Look at the context. What comes before and after? Who is speaking, and to whom? What is the situation being addressed? A verse ripped from its context can be made to say almost anything. Context controls meaning.
Compare Scripture with Scripture. The Bible does not contradict itself. If your interpretation of one passage conflicts with clear teaching elsewhere, something has gone wrong. Let clearer passages illuminate harder ones.
Pay attention to grammar and syntax. The structure of sentences matters. Verb tenses matter. Connecting words like “therefore,” “but,” and “for” matter. These are not decorative; they shape meaning.
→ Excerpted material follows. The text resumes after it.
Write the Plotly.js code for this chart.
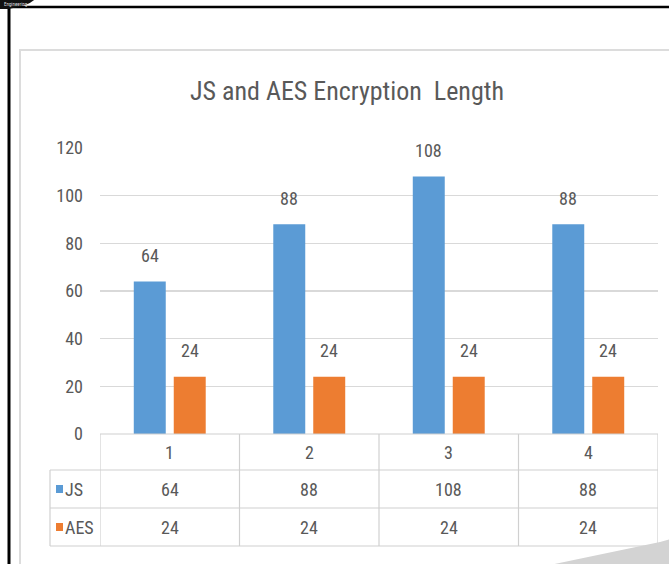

Consider the historical and cultural background. What did these words mean to the original readers? What was happening in their world? Sometimes background knowledge illuminates a passage wonderfully.
Conclusion
Literal interpretation is simply reading the Bible the way we read any serious literature, taking words in their normal sense, recognising figures of speech when the author uses them, paying attention to grammar and history, and letting the text mean what it says. This approach honours God as a communicator who speaks to be understood. It treats Scripture as reliable and trustworthy. And it guards us against reading our own ideas into the text rather than drawing God’s ideas out of it.
When we come to God’s Word with humility, asking “What does this actually say?”, we position ourselves to hear from Him. That is what literal interpretation is all about. Not wooden literalism. Not ignoring poetry or symbolism. But taking God at His Word, trusting that He says what He means and means what He says.
“The unfolding of your words gives light; it imparts understanding to the simple.” Psalm 119:130
Bibliography
- Ryrie, Charles C. Dispensationalism. Rev. ed. Moody Publishers, 2007.
- Zuck, Roy B. Basic Bible Interpretation. Victor Books, 1991.
- Thomas, Robert L. Evangelical Hermeneutics: The New Versus the Old. Kregel, 2002.
- Tan, Paul Lee. The Interpretation of Prophecy. BMH Books, 1974.
- Kaiser, Walter C. and Moisés Silva. Introduction to Biblical Hermeneutics. Rev. ed. Zondervan, 2007.
- Vlach, Michael J. Dispensationalism: Essential Beliefs and Common Myths. Theological Studies Press, 2008.